Not to mention, it also helps that warm weather is helping spring kick off and before we know it consumers will be pulling out their grills and looking to partake in cookouts once again. April live cattle are down $0.02 at $140.02, June live cattle are down $0.22 at $136.12 and August live cattle are steady at $137.27. New showlists appear to be mixed, higher in Kansas, but lower in Texas and Nebraska/Colorado.
Boxed beef prices are higher: choice up $0.99 ($259.49) and select up $1.01 ($253.51) with a movement of 78 loads (55.17 loads of choice, 7.56 loads of select, 4.35 loads of trim and 11.28 loads of ground beef).
With nearby corn contracts trending lower, nearby wheat prices trading just below steady and soybean meal jumping on the lower trend too, the feeder cattle contracts are modestly higher. It’s going to be another week where you can flip a coin and if grain is trading higher, then it’s a pretty safe bet feeders are trading lower, and vice versa.
The feeder cattle market would love nothing more than for sales in the countryside to be so strong and for the cash market to grab another $2.00 this week, which would help build a strong fundamental base for the complex to strand upon. But with the chaos in Ukraine continuing, fluctuations in feed prices continue to pressure the market more than anything.
April feeders are up $0.02 at $161.22, May feeders are up $0.47 at $166.22 and August feeders are up $0.07 at $179.22.
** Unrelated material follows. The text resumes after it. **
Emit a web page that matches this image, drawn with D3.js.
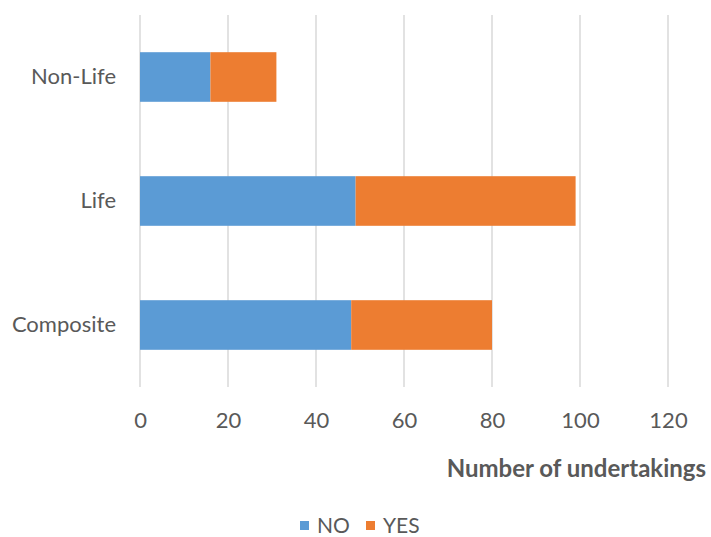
<!DOCTYPE html>
<html>
<head>
<meta charset="utf-8">
<script src="https://cdn.jsdelivr.net/npm/d3@7"></script>
<style>
    body { margin: 0; background: #fff; }
    text { font-family: Lato, "Open Sans", sans-serif; fill: #595959; }
</style>
</head>
<body>
<div id="chart"></div>
<script>
var categories = ["Non-Life", "Life", "Composite"];
var seriesNames = ["NO", "YES"];
var noValues = [16, 49, 48];
var yesValues = [15, 50, 32];
var xTicks = [0, 20, 40, 60, 80, 100, 120];

var colors = { "NO": "#5b9bd5", "YES": "#ed7d31" };

var W = 711, H = 537;
var margin = { top: 15, right: 43, bottom: 150, left: 140 };
var width = W - margin.left - margin.right,
    height = H - margin.top - margin.bottom;

var svg = d3.select("#chart")
    .append("svg")
    .attr("width", W)
    .attr("height", H)
    .append("g")
    .attr("transform", "translate(" + margin.left + "," + margin.top + ")");

var x = d3.scaleLinear().domain([0, 120]).range([0, width]);
var y = d3.scaleBand().domain(categories).range([0, height]).paddingInner(0.6).paddingOuter(0.3);

// gridlines
svg.append("g")
    .selectAll("line")
    .data(xTicks)
    .enter().append("line")
    .attr("x1", d => x(d)).attr("x2", d => x(d))
    .attr("y1", 0).attr("y2", height)
    .attr("stroke", "#d9d9d9")
    .attr("stroke-width", 1.5);

// stacked data
var rows = categories.map(function (c, i) {
    return { cat: c, NO: noValues[i], YES: yesValues[i] };
});
var stack = d3.stack().keys(seriesNames)(rows);

svg.append("g")
    .selectAll("g")
    .data(stack)
    .enter().append("g")
    .attr("fill", d => colors[d.key])
    .selectAll("rect")
    .data(d => d)
    .enter().append("rect")
    .attr("x", d => x(d[0]))
    .attr("y", d => y(d.data.cat))
    .attr("width", d => x(d[1]) - x(d[0]))
    .attr("height", y.bandwidth());

// x tick labels
svg.append("g")
    .attr("transform", "translate(0," + height + ")")
    .call(d3.axisBottom(x).tickValues(xTicks).tickSize(0).tickPadding(25))
    .call(g => g.select(".domain").remove())
    .selectAll("text")
    .style("font-size", "22px")
    .style("font-family", "Lato, 'Open Sans', sans-serif")
    .attr("fill", "#595959");

// y labels
svg.append("g")
    .call(d3.axisLeft(y).tickSize(0).tickPadding(24))
    .call(g => g.select(".domain").remove())
    .selectAll("text")
    .style("font-size", "22px")
    .style("font-family", "Lato, 'Open Sans', sans-serif")
    .attr("fill", "#595959");

// axis title
svg.append("text")
    .attr("x", W - margin.left - 5)
    .attr("y", height + 90)
    .attr("text-anchor", "end")
    .style("font-size", "24px")
    .style("font-weight", "bold")
    .text("Number of undertakings");

// legend
var legend = d3.select("svg").append("g");
var legendX = [300, 366];
seriesNames.forEach(function (s, i) {
    legend.append("rect")
        .attr("x", legendX[i]).attr("y", 521)
        .attr("width", 9).attr("height", 9)
        .attr("fill", colors[s]);
    legend.append("text")
        .attr("x", legendX[i] + 17).attr("y", 533)
        .style("font-size", "21px")
        .text(s);
});
</script>
</body>
</html>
After a wild day of trade Monday, the lean hog complex has grown quiet as and is fully lower Tuesday. Without seeing fundamental backing from a stronger close in pork cuts or the cash market, Tuesday’s futures contracts aren’t as confident in the market as they were on Monday. Morning cash prices are still lagging as packers are showing mixed interest, but midday pork cutout values are higher, which could carry into Tuesday afternoon prices.
With that being said, the futures market is buying itself time before deciding whether higher prices were a smart move or not. The market will need to see strong support from the either pork cuts or the cash market to feel comfortable trading at the upper range of the market.
If fundamental support isn’t found soon, it wouldn’t be surprising to see the market drift lower, which would signal resistance is still too strong to break. April lean hogs are down $0.42 at $100.20, June lean hogs are down $0.60 at $119.20 and July lean hogs are down $0.25 at $118.95.
The projected CME Lean Hog Index for 3/21/2022 is down $0.03 at $101.77 and the actual index for 3/18/2022 is up $0.44 at $101.80. Hog prices are lower on the Daily Direct Hog Report, down $0.91 with a weighted average of $100.45, ranging from $98.00 to $110.00 on 3,545 head and a five-day rolling average of $102.01. Pork cutouts total 148.41 loads with 128.03 loads of pork cuts and 20.38 loads of trim. Pork cutout values: up $2.87, $104.48.